Prigionieri del nostro illustre passato, preoccupati di conservare la memoria, attaccati in maniera spasmodica a tutto ciò che sa di antico, noi italiani dovremmo imparare dagli inglesi quanto la cultura della modernità sia ricca di spunti di riflessione, straordinaria possibilità di mescolare le carte, attraversare i linguaggi e (parlando di mostre) moltiplicare i pubblici. Per capire il tempo che stiamo vivendo l’arte in senso accademico non basta. Moda, design e soprattutto musica offrono le chiavi di volta e dunque nei musei di Londra è sempre più frequente trovare esposizioni dall’alto grado scientifico e altrettanto spettacolari, che nessun filologo british si sognerebbe di obiettare davanti a un’emozione.
Negli anni scorsi David Bowie, Beatles di Revolution e Pink Floyd furono oggetto di accurati studi e ricerche. Le tre mostre, promosse dal Victoria & Albert Museum, arrivarono anche in Italia (Bologna, Milano e Roma) con non eccellenti risultati, perché da noi si preferisce pur sempre un Caravaggio, un Bernini o un impressionista d’importazione. I curatori del più importante museo di arts and crafts del mondo predicano per statuto la commistione linguistica tra alto e basso, in netto anticipo sul postmoderno. E attraverso la pop culture l’Inghilterra celebra se stessa, nazione guida ancor più dell’America (sì, perché lo sguardo è più caustico, critico, analitico) nel passaggio tra moderno e contemporaneo.

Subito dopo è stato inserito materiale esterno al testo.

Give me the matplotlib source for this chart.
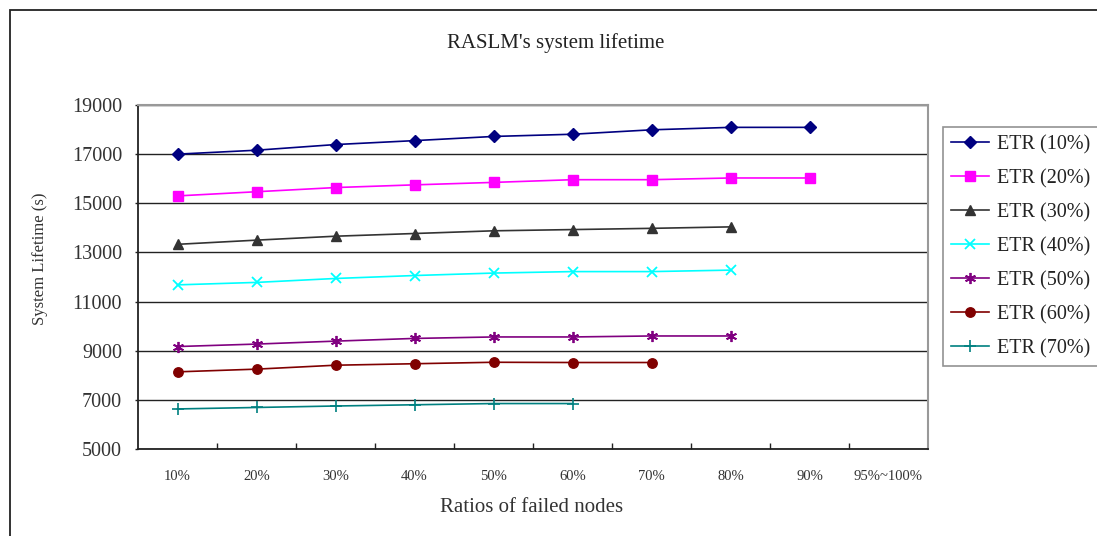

Quarant’anni fa i Clash pubblicarono London Calling, uno degli album più importanti dei ’70, una rivoluzione sonora e iconografica, superato il punk, che oggi il Museum of London celebra con una retrospettiva a ingresso gratuito fino al prossimo aprile. A partire dalla copertina del disco, in cui la grafica riprende quella storica del primo 33 giri di Elvis Presley, e la fotografia (rubata) di Pennie Smith mentre Paul Simonon distrugge il basso al termine del concerto al Palladium di New York (esposto in mostra), materiali, video, feticci, fotografie e suoni concorrono a raccontare la storia di quella che a ben vedere possiamo identificare come l’ultima avanguardia del ‘900.
E forse non ce ne sarà più un’altra. Ecco i taccuini di Joe Strummer con schizzi, testi, annotazioni; le tracklist dei concerti compilate da Mick Jones; i drum stick di Topper Headon. Materiali provenienti dagli archivi privati dei musicisti, da collezionisti privati e dai fan del gruppo. A Londra sono bravissimi a prelevare l’anima indie e sperimentale per trasformarla in mainstream, o comunque in una lingua adatta a un pubblico trasversale, così il rock diventa patrimonio museale quanto un’installazione di Damien Hirst o un dipinto di David Hockney.
Come sanno fare gli inglesi le mostre davvero non ce n’è per nessuno, in Italia non abbiamo ancora imparato e forse non impareremo mai, settoriali come siamo
Tornando al V&A – anche senza aver fatto il programma, senza neppure sapere che c’è una visita a questo fantastico museo è sempre scelta giusta – da alcuni mesi è di scena Mary Quant, la stilista sixtie che molti conoscono come l’inventrice della minigonna ma che ha compiuto una vera e propria rivoluzione nella moda proponendo una diversa immagine della donna, quando la moda stessa assumeva un ruolo sociale molto più evidente rispetto al presente, nella Londra che sperimentava nuovi usi e costumi a partire dalla lettura del corpo.
L’epoca è la stessa raccontata nella terza stagione di The Crown e per certi versi, pur essendo passato oltre mezzo secolo, sembra davvero incredibile il mantenimento di questo straordinario equilibrio tra conservazione e innovazione. Anzi, più l’Inghilterra risulta politicamente conservatrice, più le spinte a osare e sovvertire tutto appaiono indispensabili.
Come fanno loro le mostre davvero non ce n’è per nessuno. Come accostano cose diverse tra di loro, azzardando scenari imprevisti e salti di temi e argomenti, in Italia non abbiamo ancora imparato e forse non impareremo mai, settoriali come siamo. La terza mostra da non perdere è sempre al V&A: Cars, ovvero l’automobile come strumento per viaggiare nella modernità. Non è una rassegna di auto d’epoca ma un ragionamento articolato e divertente sul passaggio dall’enfasi tecnologica del primo ‘900 alla crisi degli anni ’70 al rigetto attuale verso i carburanti inquinanti. Insieme alle macchine è cambiato il mondo e non è affatto detto che quello di oggi sia migliore, soprattutto se prendiamo in esame lo stile e l’eleganza, andati perduti.